“Being” Determines “Doing” - A.W.Tozer

To teach that the filling with the Holy Spirit is given to the Christian to provide “power for service” is to teach truth, but not the whole truth. Power for service is but one effect of the experience, and I do not hesitate to say that it is the least of several effects. It is least for the very reason that it touches service, presumably service to mankind; and contrary to the popular belief, “to serve this present age” is not the Christian’s first duty nor the chief end of man. As I have stated elsewhere, the two great verbs that dominate the life of man are be and do. What a man is comes first in the sight of God. What he does is determined by what he is, so is is of first importance always. The modern notion that we are “saved to serve,” while true, is true only in a wider context, and as understood by busy Christians today it is not true at all. Redemption became necessary not because of what men were doing only, but because of what they were. Not human conduct alone had gone wrong but human nature as well; apart from the moral defect in human nature no evil conduct would have occurred. Fallen men acted in accord with what they were. Their hearts dictated their deeds. “And God saw that the wickedness of man was great in the earth” (Gen. 6:54). That much any moral being could have seen.
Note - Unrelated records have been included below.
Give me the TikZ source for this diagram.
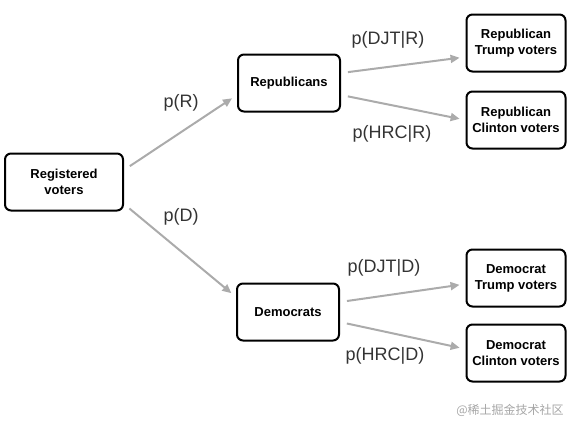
\documentclass[tikz,border=0pt]{standalone}
\usepackage{fontspec}
\setmainfont{Liberation Sans}
\newfontfamily\cjkfont{Noto Sans CJK SC}
\usetikzlibrary{arrows.meta, positioning}

\tikzset{
  box/.style={draw, line width=2pt, rounded corners=6pt, align=center,
    font=\fontsize{13}{16}\selectfont\bfseries, inner sep=0pt},
  branch/.style={-{Triangle[length=9pt, width=8pt]}, line width=2pt, draw=black!33,
    shorten <=7pt, shorten >=6pt},
  prob/.style={font=\fontsize{18}{20}\selectfont, text=black!80}
}

\begin{document}
\begin{tikzpicture}[x=1pt, y=-1pt]
  \useasboundingbox (0,0) rectangle (576,432);

  % root
  \node[box, minimum width=118pt, minimum height=57pt] (reg) at (64,182) {Registered\\voters};

  % parties
  \node[box, minimum width=102pt, minimum height=57pt] (rep) at (289,83) {Republicans};
  \node[box, minimum width=102pt, minimum height=57pt] (dem) at (288,312) {Democrats};

  % leaves
  \node[box, minimum width=99pt, minimum height=57pt] (rept) at (516,43) {Republican\\Trump voters};
  \node[box, minimum width=99pt, minimum height=57pt] (repc) at (516,120) {Republican\\Clinton voters};
  \node[box, minimum width=99pt, minimum height=57pt] (demt) at (516,278) {Democrat\\Trump voters};
  \node[box, minimum width=99pt, minimum height=57pt] (demc) at (516,353) {Democrat\\Clinton voters};

  % branches
  \draw[branch] ([yshift=12pt]reg.east) -- ([yshift=-12pt]rep.west);
  \draw[branch] ([yshift=-22pt]reg.east) -- ([yshift=15pt]dem.west);
  \draw[branch] ([yshift=10pt]rep.east) -- ([yshift=-14pt]rept.west);
  \draw[branch] ([yshift=-12pt]rep.east) -- ([yshift=0pt]repc.west);
  \draw[branch] ([yshift=10pt]dem.east) -- ([yshift=-6pt]demt.west);
  \draw[branch] ([yshift=-10pt]dem.east) -- ([yshift=4pt]demc.west);

  % probabilities
  \node[prob] (pr) at (181,103) {p(R)};
  \node[prob] (pd) at (181,217) {p(D)};
  \node[prob] (pdjtr) at (388,40) {p(DJT|R)};
  \node[prob] (phrcr) at (392,134) {p(HRC|R)};
  \node[prob] (pdjtd) at (384,268) {p(DJT|D)};
  \node[prob] (phrcd) at (385,356) {p(HRC|D)};

  \node[font=\cjkfont\fontsize{12}{14}\selectfont, text=black!35] (mark) at (510,410) {@稀土掘金技术社区};
\end{tikzpicture}
\end{document}
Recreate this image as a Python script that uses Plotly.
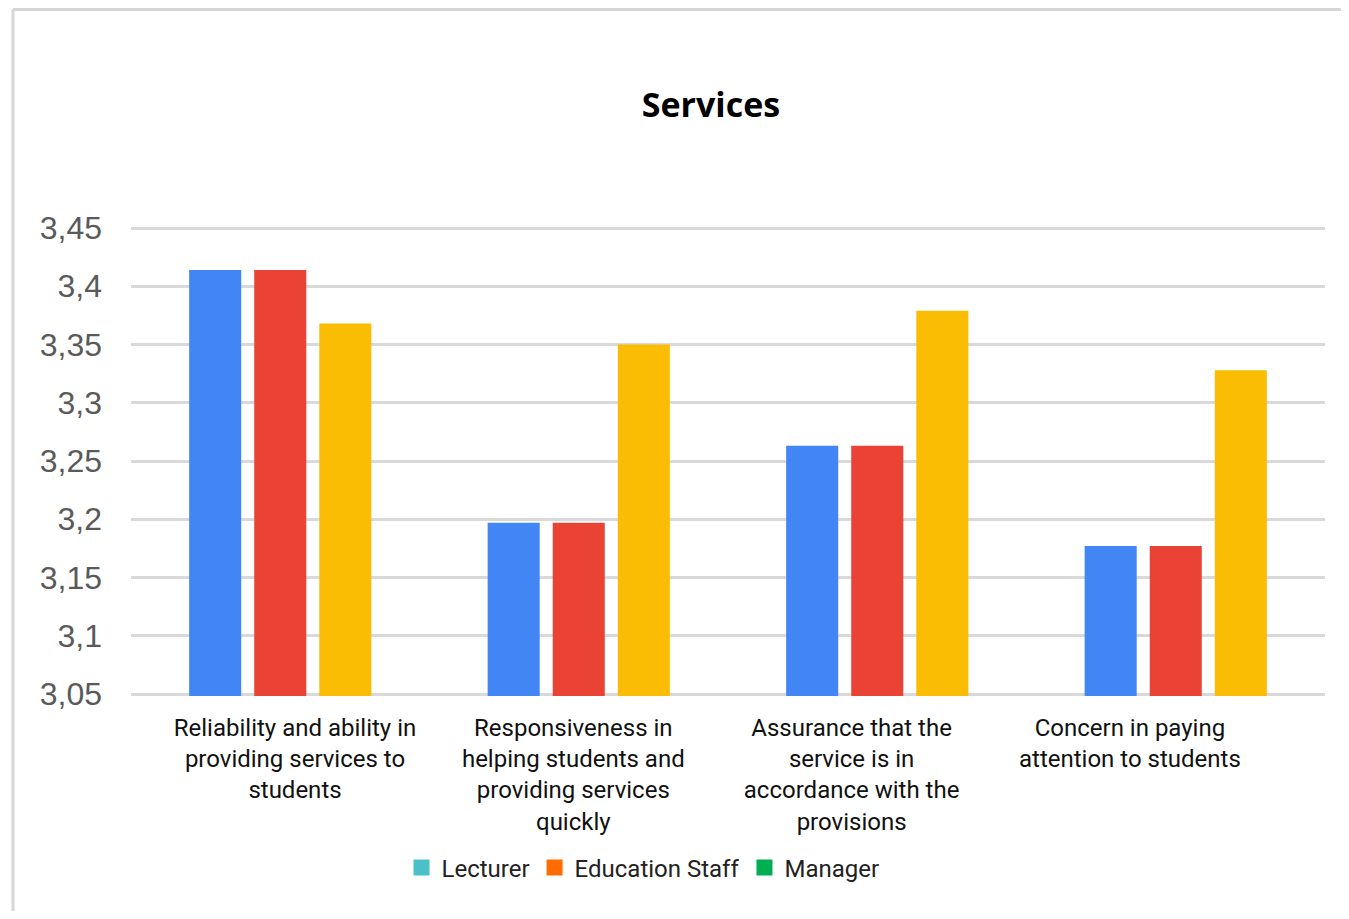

But God saw more; He saw the cause of man’s wicked ways, and that “every imagination of the thoughts of his heart was only evil continually” (6:5). The stream of human conduct flows out of a fountain polluted by evil thoughts and imaginations. To purge the stream it was necessary to purify the fountain; and to reform human conduct it is necessary to regenerate human nature. The fundamental be must be sanctified if we would have a righteous do, for being and doing are related as cause and effect, as father and son.